A few Sundays’ back we had a great discussion about how to step outside of our comfort zones and to find new ways of ministering to others. So much of this was changing our thoughts from the lesson and prayer method of Visiting Teaching to finding what our sisters and neighbors needed and going all the way to becoming their friend.
I’m something of a hermit. If a transplant to Utah wanted me to hang out with them all the time because that’s what she did in her last state, I might have to put a stop on that. And she might have to accept that being me and not because I’m a snob. But we can certainly be friends! We can chat on social media and sit by each other and chat at Church. We could do a playdate every now and then or even have a game night. Heck, we could be sure each other got invited to random church and neighborhood activities even if we would up skipping out. We could become instant bosom buddies or we could slowly work on our relationship with caring and kindness over the years. But we wouldn’t leave each other out.
Don’t put up your defenses too quickly. Don’t enjoy your butthurt bias too much. Realize that the Church is still a diverse place even within a small region. Put yourself in another person’s shoes as you minister: is that woman lonely in a new church culture hoping for the same intensity and closeness as her last ward? Is she comfortable in her support system outside of the church and you’re not granting her that grace?

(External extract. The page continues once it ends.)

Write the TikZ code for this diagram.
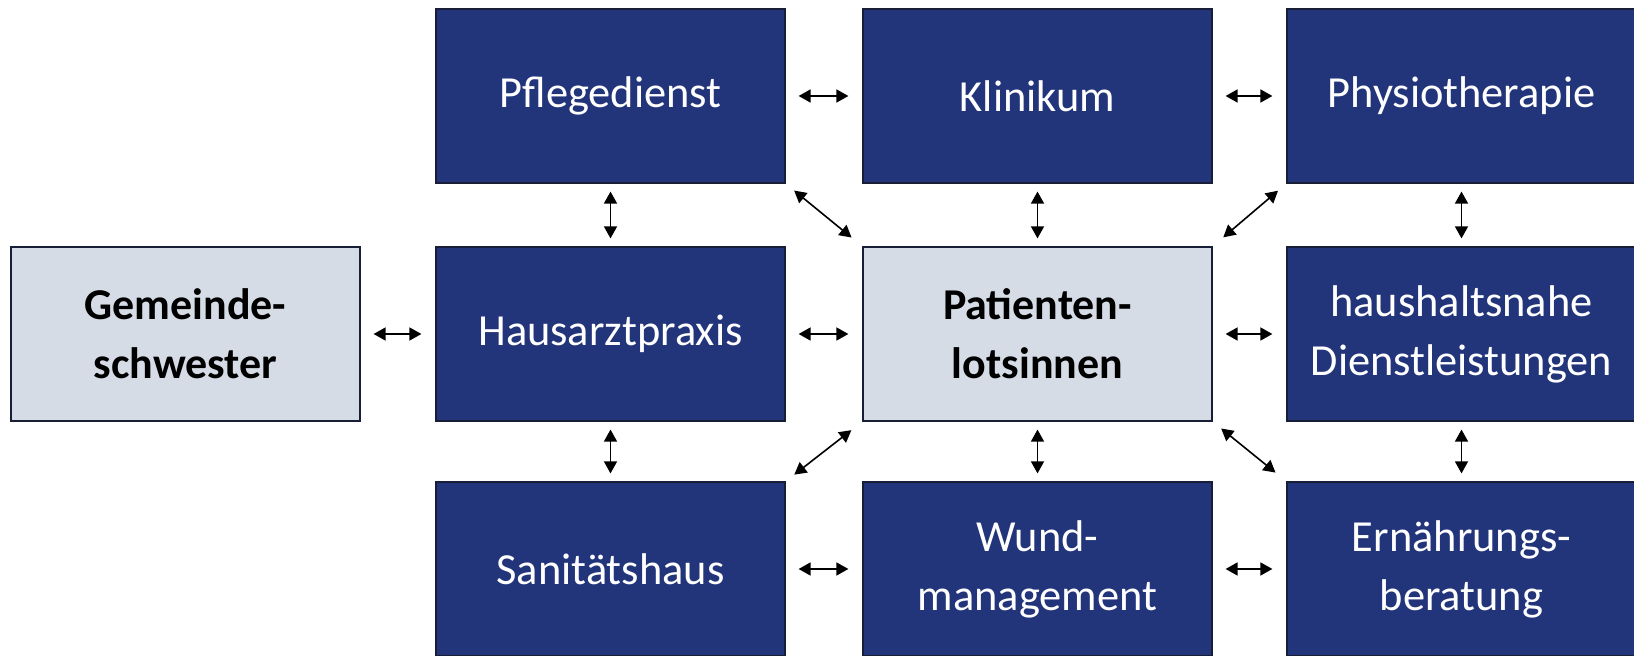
\documentclass[tikz,border=0pt]{standalone}
\usepackage{fontspec}
\setmainfont{Carlito}
\usetikzlibrary{arrows.meta}
\definecolor{navy}{RGB}{34,52,122}
\definecolor{lightfill}{RGB}{214,220,229}
\definecolor{edgecol}{RGB}{25,30,55}
\begin{document}
\begin{tikzpicture}[x=0.5pt,y=-0.5pt,
  box/.style={rectangle, draw=edgecol, line width=0.6pt, minimum width=174.5pt, minimum height=87pt, inner sep=0pt, align=center, font=\fontsize{22.2}{29.5}\selectfont},
  darkbox/.style={box, fill=navy, text=white},
  lightbox/.style={box, fill=lightfill, text=black, font=\fontsize{22}{29.5}\selectfont\bfseries},
  link/.style={line width=0.8pt, black, {Triangle[length=6pt,width=6.5pt]}-{Triangle[length=6pt,width=6.5pt]}},
  hlink/.style={link, shorten <=6.5pt, shorten >=7pt},
  vlink/.style={link, shorten <=4pt, shorten >=4pt},
  dlink/.style={link, shorten <=5.5pt, shorten >=7pt}
]
\useasboundingbox (0,0) rectangle (1634,656);
\begin{scope}
\clip (0,0) rectangle (1634,656);
\node[darkbox] (pfl) at (610.5,96) {Pflegedienst};
\node[darkbox] (kli) at (1037.5,96) {Klinikum};
\node[darkbox] (phy) at (1461.5,96) {Physiotherapie};
\node[lightbox] (gem) at (185.5,334) {Gemeinde-\\schwester};
\node[darkbox] (haus) at (610.5,334) {Hausarztpraxis};
\node[lightbox] (pat) at (1037.5,334) {Patienten-\\lotsinnen};
\node[darkbox] (dien) at (1461.5,334) {haushaltsnahe\\Dienstleistungen};
\node[darkbox] (san) at (610.5,569) {Sanitätshaus};
\node[darkbox] (wund) at (1037.5,569) {Wund-\\management};
\node[darkbox] (ern) at (1461.5,569) {Ernährungs-\\beratung};
\end{scope}
\draw[hlink] (pfl.east) -- (kli.west);
\draw[hlink] (kli.east) -- (phy.west);
\draw[hlink] (gem.east) -- (haus.west);
\draw[hlink] (haus.east) -- (pat.west);
\draw[hlink] (pat.east) -- (dien.west);
\draw[hlink] (san.east) -- (wund.west);
\draw[hlink] (wund.east) -- (ern.west);
\draw[vlink] (pfl.south) -- (haus.north);
\draw[vlink] (kli.south) -- (pat.north);
\draw[vlink] (phy.south) -- (dien.north);
\draw[vlink] (haus.south) -- (san.north);
\draw[vlink] (pat.south) -- (wund.north);
\draw[vlink] (dien.south) -- (ern.north);
\draw[dlink] (pfl.south east) -- (pat.north west);
\draw[dlink] (phy.south west) -- (pat.north east);
\draw[dlink] (san.north east) -- (pat.south west);
\draw[dlink] (pat.south east) -- (ern.north west);
\end{tikzpicture}
\end{document}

Don’t quickly throw an assumption at any group of people.
Do what Christ would do. Get to know them. Don’t expect them to fall fully and immediately or even ever in your particular world view. Don’t feel you have to excuse or feel guilt for your own culture, but don’t be too closed off to new ideas.
Smile at them at Church and around town.
Send them a text.
Go out for lunch.
Offer to take their kids for a few hours.
Ask if they wouldn’t mind taking your kids and you would totally owe them a favor.
Bring them a treat.
Show interest in their background. Utah’s probably not that bad and New Jersey and Alaska probably aren’t that bad.
Remind them about the random Church event going on that evening.
Zion’s stakes are far beyond Utah these days. Work with it.
One thought on “On Ministering to Church Members from the Wrong State and That One Time Someone Told Me to Kill Myself for Being a Utah Mormon”
I can’t believe someone told you to kill yourself for being a Utah Mormon. What the heck? We should all be united. We have enough hate outside our culture. We definitely do not need it within our own culture. How sad. I am not a Utah Mormon but I married one and he is great!